Former judicial member of Lokpal of India

Abhilasha Kumari (born 23 February 1956) served as Judicial Member of Lokpal of India from 23 March 2019 to 26 March 2024. She is a former judge who served on the High Court of Gujarat from 2006 to 2018, and as the first female Chief Justice on the Manipur High Court in 2018. She was the chairperson of the Human Rights Commission of the Gujarat state of India from 17 May 2018 to 23 March 2019.

==Early life==
Abhilasha Kumari was born on 23 February 1956 to Virbhadra Singh, the former Chief Minister of Himachal Pradesh, and his first wife, Ratan Kumari. She is the eldest of four sisters and a brother. She completed her early education at the Loreto Convent, Tara Hall, Shimla, after which she completed a B.A. in English from the Indraprastha College, University of Delhi and a LL.B. from the Faculty of Law, Himachal Pradesh University.

== Career ==
Kumari started her career as an advocate on 26 March 1984 and practised in the Himachal Pradesh High Court and the Himachal Pradesh Administrative Tribunal. She was the Additional Central Government Standing Counsel from 1995 to 2002 and as the additional advocate general of Himachal Pradesh in March 2003 to December 2005.
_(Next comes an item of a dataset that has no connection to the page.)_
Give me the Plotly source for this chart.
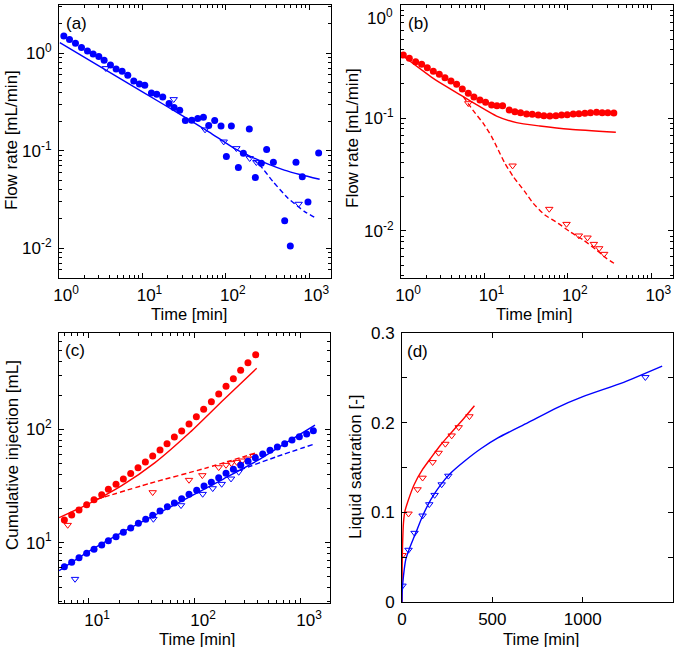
import plotly.graph_objects as go

W, H = 685, 647
BLUE = "#0000FF"
RED = "#FF0000"
FONT = "Liberation Sans, Arial, Helvetica, sans-serif"

# ---------------- panel (a) : flow rate, blue ----------------
a_dot_t = [1.143, 1.336, 1.576, 1.860, 2.194, 2.566, 3.000, 3.475, 4.139, 4.837,
           5.706, 6.673, 7.876, 9.207, 10.67, 12.82, 14.85, 17.52, 20.86, 23.95,
           28.00, 32.7, 39.0, 46.0, 53.8, 62.3, 73.5, 87.5, 101.4, 116.4,
           141.2, 162.1, 191.0, 225.5, 266, 308, 371, 507, 592, 692,
           824, 964, 1294]
a_dot_q = [1.506, 1.381, 1.266, 1.143, 1.056, 0.984, 0.924, 0.848, 0.759, 0.691,
           0.654, 0.595, 0.520, 0.485, 0.470, 0.392, 0.380, 0.356, 0.305, 0.277,
           0.260, 0.204, 0.2055, 0.2137, 0.2206, 0.1812, 0.204, 0.1798, 0.0871, 0.1798,
           0.0672, 0.0943, 0.1675, 0.0531, 0.0744, 0.1028, 0.0762, 0.0192, 0.01057, 0.0762,
           0.054, 0.0299, 0.095]
a_tri_t = [3.64, 23.7, 56.3, 94.2, 133.6, 193, 232, 745]
a_tri_q = [0.702, 0.3375, 0.1649, 0.124, 0.106, 0.0838, 0.0762, 0.0285]
a_fit_t = [1.023, 3.0, 10.0, 30.0, 63.1, 125.9, 199.5, 316.2, 501.2, 794.3, 1330]
a_fit_q = [1.285, 0.743, 0.402, 0.2296, 0.1556, 0.1059, 0.0871, 0.0733, 0.0634, 0.0568, 0.0510]
a_dash_t = [177.8, 253.5, 367.3, 555.9, 879, 1213]
a_dash_q = [0.0912, 0.0716, 0.0483, 0.0326, 0.0238, 0.0203]

# ---------------- panel (b) : flow rate, red ----------------
b_dot_t = [1.066, 1.258, 1.498, 1.768, 2.067, 2.439, 2.878, 3.365, 3.971, 4.642,
           5.427, 6.405, 7.485, 8.835, 10.33, 12.19, 14.12, 16.51, 19.83, 23.19,
           27.11, 31.99, 37.41, 44.14, 51.60, 60.85, 71.84, 84.02, 98.17, 115.9,
           135.5, 159.8, 186.8, 220.4, 257.7, 301.3, 355.5]
b_dot_q = [0.3609, 0.3373, 0.3150, 0.2985, 0.2789, 0.2588, 0.2434, 0.2275, 0.2126, 0.1986,
           0.1805, 0.1653, 0.1534, 0.1443, 0.1376, 0.1303, 0.1285, 0.1285, 0.1177, 0.1138,
           0.1115, 0.1085, 0.1077, 0.1063, 0.1049, 0.1041, 0.1049, 0.1063, 0.1070, 0.1085,
           0.1092, 0.1100, 0.1115, 0.1122, 0.1115, 0.1115, 0.1107]
b_tri_t = [6.405, 21.75, 59.8, 96.4, 135.5, 172.0, 204.8, 237.3, 272.3]
b_tri_q = [0.1348, 0.03786, 0.01566, 0.01153, 0.00910, 0.00873, 0.00767, 0.00702, 0.00626]
b_fit_t = [1.0, 2.439, 5.579, 8.835, 13.98, 24.28, 46.2, 105.7, 375.8]
b_fit_q = [0.366, 0.2244, 0.1544, 0.126, 0.1041, 0.0909, 0.0850, 0.0794, 0.0747]
b_dash_t = [5.58, 7.35, 9.68, 12.19, 14.65, 17.60, 22.15, 30.46, 38.45, 53.04,
            76.6, 105.7, 152.6, 220.4, 290.4, 369.0]
b_dash_q = [0.1544, 0.1161, 0.0897, 0.0684, 0.0521, 0.0397, 0.0303, 0.0223, 0.01757, 0.01386,
            0.01169, 0.00986, 0.00833, 0.00679, 0.00573, 0.00510]

# ---------------- panel (c) : cumulative injection ----------------
c_red_dot_t = [5.98, 7.01, 8.22, 9.71, 11.39, 13.46, 15.55, 18.37, 21.54, 25.26,
               29.64, 34.75, 40.74, 47.77, 55.63, 65.24, 76.48, 89.7, 105.2, 123.3,
               145.8, 171.0, 200.5, 235.0, 275.4, 322.8, 381.8]
c_red_dot_v = [15.85, 17.54, 19.41, 21.64, 23.94, 26.49, 29.52, 32.67, 36.41, 40.82,
               45.80, 51.40, 58.07, 65.60, 74.63, 85.45, 96.56, 111.2, 129.0, 149.9,
               175.0, 204.5, 239.2, 279.5, 331.1, 386.2, 454.6]
c_red_tri_t = [6.43, 40.74, 89.7, 119.8, 170.9, 200.4, 225.0, 252.6, 285.8, 318.5, 362.8]
c_red_tri_v = [14.31, 27.79, 35.7, 39.25, 46.16, 48.4, 50.1, 51.4, 52.9, 55.0, 58.1]
c_red_fit_t = [5.33, 10.07, 20.78, 42.86, 91.7, 189.1, 390.1]
c_red_fit_v = [16.62, 21.93, 31.82, 50.76, 93.97, 181.1, 344.5]
c_red_dash_t = [12.07, 38.5, 127.0, 390.1]
c_red_dash_v = [24.1, 33.4, 45.24, 62.2]

c_blue_dot_t = [5.98, 7.01, 8.22, 9.71, 11.39, 13.46, 15.55, 18.37, 21.54, 25.26,
                29.85, 35.0, 40.74, 47.77, 56.02, 65.24, 76.48, 89.7, 105.97, 124.3,
                145.7, 170.9, 200.4, 235.0, 275.6, 323.2, 378.9, 444.5, 521.2, 611.3,
                716.8, 840.6, 985.6, 1156, 1336]
c_blue_dot_v = [6.14, 6.71, 7.38, 8.05, 8.73, 9.54, 10.41, 11.29, 12.34, 13.47,
                14.81, 16.06, 17.42, 19.02, 20.77, 22.38, 24.43, 26.69, 28.93, 31.60,
                34.04, 37.43, 40.89, 44.35, 48.08, 52.15, 56.17, 60.52, 65.21, 69.79,
                74.64, 80.40, 86.03, 90.83, 96.96]
c_blue_tri_t = [7.54, 41.34, 75.4, 120.7, 150.1, 182.4, 223.4, 263.9]
c_blue_tri_v = [4.78, 16.17, 21.34, 26.86, 30.14, 32.91, 36.68, 42.0]
c_blue_fit_t = [5.33, 10.07, 20.78, 42.86, 91.7, 189.1, 390.1, 804.8, 1385]
c_blue_fit_v = [5.66, 8.33, 12.25, 17.54, 25.44, 36.42, 52.51, 79.88, 109.0]
c_blue_dash_t = [271.6, 602, 1336]
c_blue_dash_v = [43.74, 57.3, 73.6]

# ---------------- panel (d) : liquid saturation ----------------
d_red_tri_t = [2.8, 36.1, 86.1, 113.9, 169.5, 202.8, 239.8, 275.0, 313.9, 373.2]
d_red_tri_s = [0.0522, 0.0985, 0.1256, 0.1385, 0.1559, 0.1663, 0.1763, 0.1856, 0.1948, 0.2070]
d_red_fit_t = [0, 1, 3, 8, 16, 30.6, 67.6, 113.9, 160.2, 215.8, 271.3, 336.1, 400.9]
d_red_fit_s = [0.0, 0.04, 0.0626, 0.0880, 0.1010, 0.1110, 0.1311, 0.1478, 0.1607, 0.1756,
               0.1885, 0.2033, 0.2189]
d_blue_tri_t = [2.8, 36.1, 69.4, 113.9, 150.9, 180.6, 219.5, 256.5, 1347]
d_blue_tri_s = [0.01815, 0.0581, 0.0770, 0.0963, 0.1089, 0.1193, 0.1311, 0.1407, 0.2507]
d_blue_fit_t = [0, 1, 8.3, 21.3, 39.8, 76.9, 113.9, 160.2, 215.8, 271.3, 345.4, 438.0,
                530.6, 697.3, 856.5, 1001, 1227, 1440]
d_blue_fit_s = [0.0, 0.0107, 0.0293, 0.0478, 0.0589, 0.0774, 0.0959, 0.1144, 0.1311, 0.1441,
                0.1570, 0.1712, 0.1830, 0.2000, 0.2166, 0.2290, 0.2450, 0.2630]

log_ticks = [0.01, 0.1, 1, 10, 100, 1000]
log_text = ["10<sup>-2</sup>", "10<sup>-1</sup>", "10<sup>0</sup>",
            "10<sup>1</sup>", "10<sup>2</sup>", "10<sup>3</sup>"]

fig = go.Figure()


def line(xs, ys, color, ax, dash=None, smoothing=0.6):
    fig.add_trace(go.Scatter(x=xs, y=ys, mode="lines", xaxis=ax[0], yaxis=ax[1],
                             line=dict(color=color, width=1.4, dash=dash or "solid",
                                       shape="spline", smoothing=smoothing),
                             showlegend=False, hoverinfo="skip"))


def dots(xs, ys, color, ax):
    fig.add_trace(go.Scatter(x=xs, y=ys, mode="markers", xaxis=ax[0], yaxis=ax[1],
                             marker=dict(symbol="circle", size=7, color=color,
                                         line=dict(width=0)),
                             showlegend=False))


def tris(xs, ys, color, ax):
    fig.add_trace(go.Scatter(x=xs, y=ys, mode="markers", xaxis=ax[0], yaxis=ax[1],
                             marker=dict(symbol="triangle-down-open", size=6.5,
                                         color=color, line=dict(width=1, color=color)),
                             showlegend=False))


DASH = "5px,3px"
A, B, C, D = ("x", "y"), ("x2", "y2"), ("x3", "y3"), ("x4", "y4")

line(a_fit_t, a_fit_q, BLUE, A)
line(a_dash_t, a_dash_q, BLUE, A, DASH)
dots(a_dot_t, a_dot_q, BLUE, A)
tris(a_tri_t, a_tri_q, BLUE, A)

line(b_fit_t, b_fit_q, RED, B)
line(b_dash_t, b_dash_q, RED, B, DASH)
dots(b_dot_t, b_dot_q, RED, B)
tris(b_tri_t, b_tri_q, RED, B)

line(c_red_fit_t, c_red_fit_v, RED, C)
line(c_red_dash_t, c_red_dash_v, RED, C, DASH)
dots(c_red_dot_t, c_red_dot_v, RED, C)
tris(c_red_tri_t, c_red_tri_v, RED, C)
line(c_blue_fit_t, c_blue_fit_v, BLUE, C)
line(c_blue_dash_t, c_blue_dash_v, BLUE, C, DASH)
dots(c_blue_dot_t, c_blue_dot_v, BLUE, C)
tris(c_blue_tri_t, c_blue_tri_v, BLUE, C)

line(d_red_fit_t, d_red_fit_s, RED, D, smoothing=0.5)
line(d_blue_fit_t, d_blue_fit_s, BLUE, D, smoothing=0.6)
tris(d_red_tri_t, d_red_tri_s, RED, D)
tris(d_blue_tri_t, d_blue_tri_s, BLUE, D)

minor_log = [m * 10.0 ** e for e in range(-3, 4) for m in range(2, 10)]


def axis(domain, anchor, rng, log=True, tickvals=None, ticktext=None, minor_vals=None,
         standoff=3, shift=0):
    d = dict(domain=domain, anchor=anchor, range=rng, showline=True, linecolor="black",
             linewidth=1, mirror="ticks", ticks="inside", ticklen=5, tickwidth=1,
             tickcolor="black", showgrid=False, zeroline=False, automargin=False,
             tickfont=dict(family=FONT, size=17, color="black"),
             ticklabelstandoff=standoff, ticklabelshift=shift)
    if log:
        d.update(type="log", tickmode="array",
                 tickvals=tickvals if tickvals is not None else log_ticks,
                 ticktext=ticktext if ticktext is not None else log_text,
                 minor=dict(ticks="inside", ticklen=3, tickwidth=1, tickcolor="black",
                            showgrid=False, tickmode="array", tickvals=minor_log))
    else:
        d.update(type="linear", tickmode="array", tickvals=tickvals, ticktext=ticktext)
        if minor_vals:
            d.update(minor=dict(ticks="inside", ticklen=5, tickwidth=1, tickcolor="black",
                                showgrid=False, tickmode="array", tickvals=minor_vals))
    return d


def dx(a, b):
    return [a / W, b / W]


def dy(top, bottom):
    return [1 - bottom / H, 1 - top / H]


XS = 2
fig.update_layout(
    width=W, height=H, margin=dict(l=0, r=0, t=0, b=0),
    paper_bgcolor="white", plot_bgcolor="white",
    font=dict(family=FONT, size=17, color="black"),
    xaxis=axis(dx(59, 331), "y", [0, 3.26], standoff=XS, shift=7),
    yaxis=axis(dy(5, 278), "x", [-2.305, 0.495]),
    xaxis2=axis(dx(401, 673), "y2", [0, 3.26], standoff=XS, shift=7),
    yaxis2=axis(dy(5, 278), "x2", [-2.416, 0.0],
                tickvals=[0.01, 0.1, 1], ticktext=["10<sup>-2</sup>", "10<sup>-1</sup>", ""]),
    xaxis3=axis(dx(59, 330), "y3", [0.726, 3.283], standoff=XS, shift=9),
    yaxis3=axis(dy(333, 603), "x3", [0.468, 2.849]),
    xaxis4=axis(dx(402, 673), "y4", [0, 1500], log=False,
                tickvals=[0, 500, 1000, 1500], ticktext=["0", "500", "1000", "1500"],
                standoff=XS),
    yaxis4=axis(dy(333, 602), "x4", [0, 0.3], log=False,
                tickvals=[0, 0.1, 0.2, 0.3], ticktext=["0", "0.1", "0.2", "0.3"],
                minor_vals=[0.05, 0.15, 0.25]),
)

ann = []


def text(t, x, y, angle=0, xanchor="center", size=17):
    ann.append(dict(text=t, x=x / W, y=1 - y / H, xref="paper", yref="paper",
                    showarrow=False, textangle=angle, xanchor=xanchor, yanchor="middle",
                    font=dict(family=FONT, size=size, color="black")))


text("Time [min]", 189, 314, size=16.5)
text("Time [min]", 534, 314, size=16.5)
text("Time [min]", 197, 639, size=16.5)
text("Time [min]", 541, 639, size=16.5)
text("Flow rate [mL/min]", 12, 140, -90)
text("Flow rate [mL/min]", 352, 138, -90)
text("Cumulative injection [mL]", 12, 455, -90)
text("Liquid saturation [-]", 355, 467, -90)
text("(a)", 64, 24, xanchor="left")
text("(b)", 406, 24, xanchor="left")
text("(c)", 63, 350, xanchor="left")
text("(d)", 405, 351, xanchor="left")
text("10<sup>0</sup>", 395, 17, xanchor="right")
fig.update_layout(annotations=ann)

fig.write_html("out.html", config={"displayModeBar": False},
               post_script="document.body.style.margin='0';document.body.style.overflow='hidden';")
She worked as the Legal Advisor-cum-Standing Counsel for Himachal Pradesh Krishi Vishvavidyalaya, Himachal Pradesh University, Himachal Pradesh Scheduled Castes and Scheduled Tribes Development Corporation and Himachal Pradesh State Electricity Board. She also served as the Standing Counsel for Municipal Council, Dalhousie; Standing Counsel for Simla Municipal Corporation; Himachal Pradesh Board of School Education and Himachal Pradesh Technical Education Board.
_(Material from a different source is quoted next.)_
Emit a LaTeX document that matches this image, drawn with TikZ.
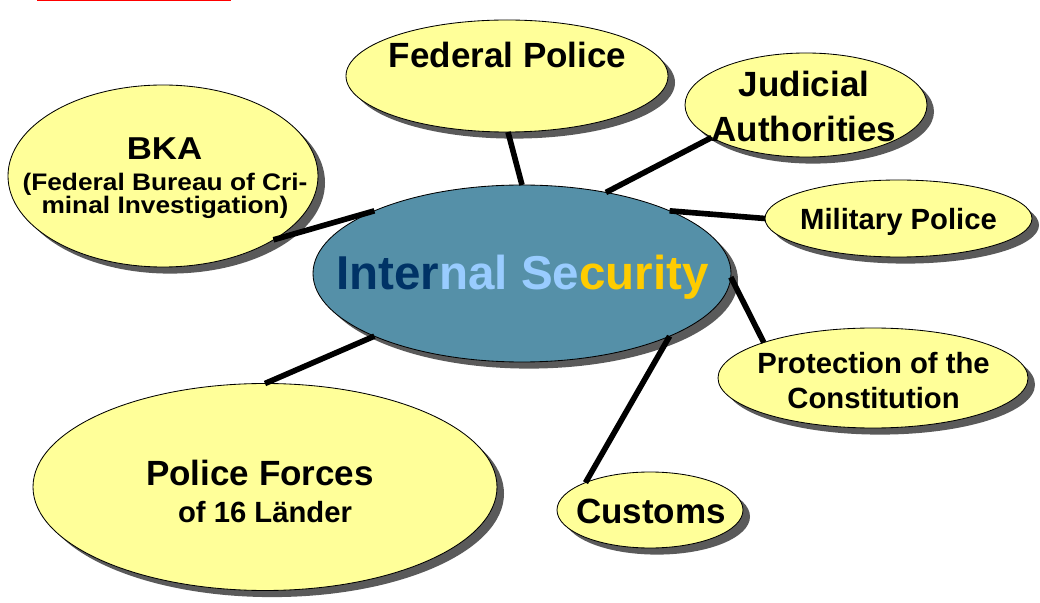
\documentclass[tikz,border=0pt]{standalone}
\usepackage{fontspec}
\setmainfont{Liberation Sans}
\newfontfamily\bkafont[FakeStretch=1.1]{Liberation Sans}
\usetikzlibrary{shapes.geometric}
\usetikzlibrary{shadows}
\definecolor{bubbleyellow}{HTML}{FFFF99}
\definecolor{secblue}{HTML}{5590A8}
\definecolor{secnavy}{HTML}{003366}
\definecolor{seclight}{HTML}{99CCFF}
\definecolor{secgold}{HTML}{FFCC00}
\definecolor{shadowgray}{HTML}{5A5A5A}
\def\px{0.025cm}

\begin{document}
\begin{tikzpicture}[x=\px, y=-\px, ellsize/.style 2 args={minimum width=#1*\px, minimum height=#2*\px}]
	\tikzstyle{bubble}=[ellipse, draw=black, line width=0.6pt, fill=bubbleyellow, inner sep=0pt, outer sep=0pt, drop shadow={shadow xshift=0.175cm, shadow yshift=-0.165cm, opacity=1, fill=shadowgray}]
	\tikzstyle{hub}=[bubble, fill=secblue]
	\tikzstyle{link}=[line width=4pt]
	\tikzstyle{big label}=[font=\fontsize{24.9}{32}\selectfont\bfseries, align=center, inner sep=0pt]
	\tikzstyle{small label}=[font=\fontsize{20.8}{24.9}\selectfont\bfseries, align=center, inner sep=0pt]
	
	\useasboundingbox (0,0) rectangle (1040,603);
	
	% Red rule cut off at the top
	\draw[red, line width=1.2pt] (37,0.5) -- (231,0.5);
	
	% Draw the hub
	\node[hub, ellsize={418}{177}] (sec) at (522,273.5) {};
	
	% Draw the outer bubbles
	\foreach \name / \x / \y / \w / \h in {fed/507/76/322/112, jud/806/105/242/104, mil/898.5/218.5/267/77, prot/873/378/310/100, cus/650/510/186/76, pol/265/487/464/207, bka/163/176/310/182}
	\node[bubble, ellsize={\w}{\h}] (\name) at (\x,\y) {};
	
	% Connect hub with the bubbles
	\foreach \source / \dest in {sec.90/fed.-89, sec.44/jud.199, sec.23/mil.180, sec.-1/prot.162, sec.-23/cus.157, sec.203/pol.90, sec.157/bka.-30}
	\draw[link] (\source) -- (\dest);
	
	% Labels
	\node[anchor=base, inner sep=0pt, font=\fontsize{33.8}{40}\selectfont\bfseries] (sec-text) at (522.5,290)
	{\textcolor{secnavy}{Inter}\textcolor{seclight}{nal Se}\textcolor{secgold}{curity}};
	\node[big label, anchor=base] (fed-text) at (507.5,68) {Federal Police};
	\node[big label] (jud-text) at (804,106.8) {Judicial\\Authorities};
	\node[small label, anchor=base] (mil-text) at (898.5,230) {Military Police};
	\node[small label] (prot-text) at (873.5,380.8) {Protection of the\\Constitution};
	\node[big label, anchor=base] (cus-text) at (651,523) {Customs};
	\node[big label, anchor=base] (pol-text) at (260,485) {Police Forces};
	\node[small label, anchor=base] (pol-sub) at (265,522) {of 16 Länder};
	\node[anchor=base, inner sep=0pt, font=\bkafont\fontsize{22.5}{27}\selectfont\bfseries] (bka-text) at (164.5,160) {BKA};
	\node[align=center, inner sep=0pt, font=\bkafont\fontsize{17}{14.2}\selectfont\bfseries] (bka-sub) at (165,196)
	{(Federal Bureau of Cri-\\minal Investigation)};
	
\end{tikzpicture}
\end{document}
She served as judge on the Gujarat High Court from 9 January 2006 to 7 February 2018. She then became the first female Chief Justice of Manipur High Court for only thirteen days from 9 to 22 February 2018, when she retired. She has been a Chairperson of the Gujarat State Human Rights Commission of India since 17 May 2018.

She was appointed Judicial member of Lokpal of India on 23 March 2019 along with 3 other Judicial members and served until 26 March 2024.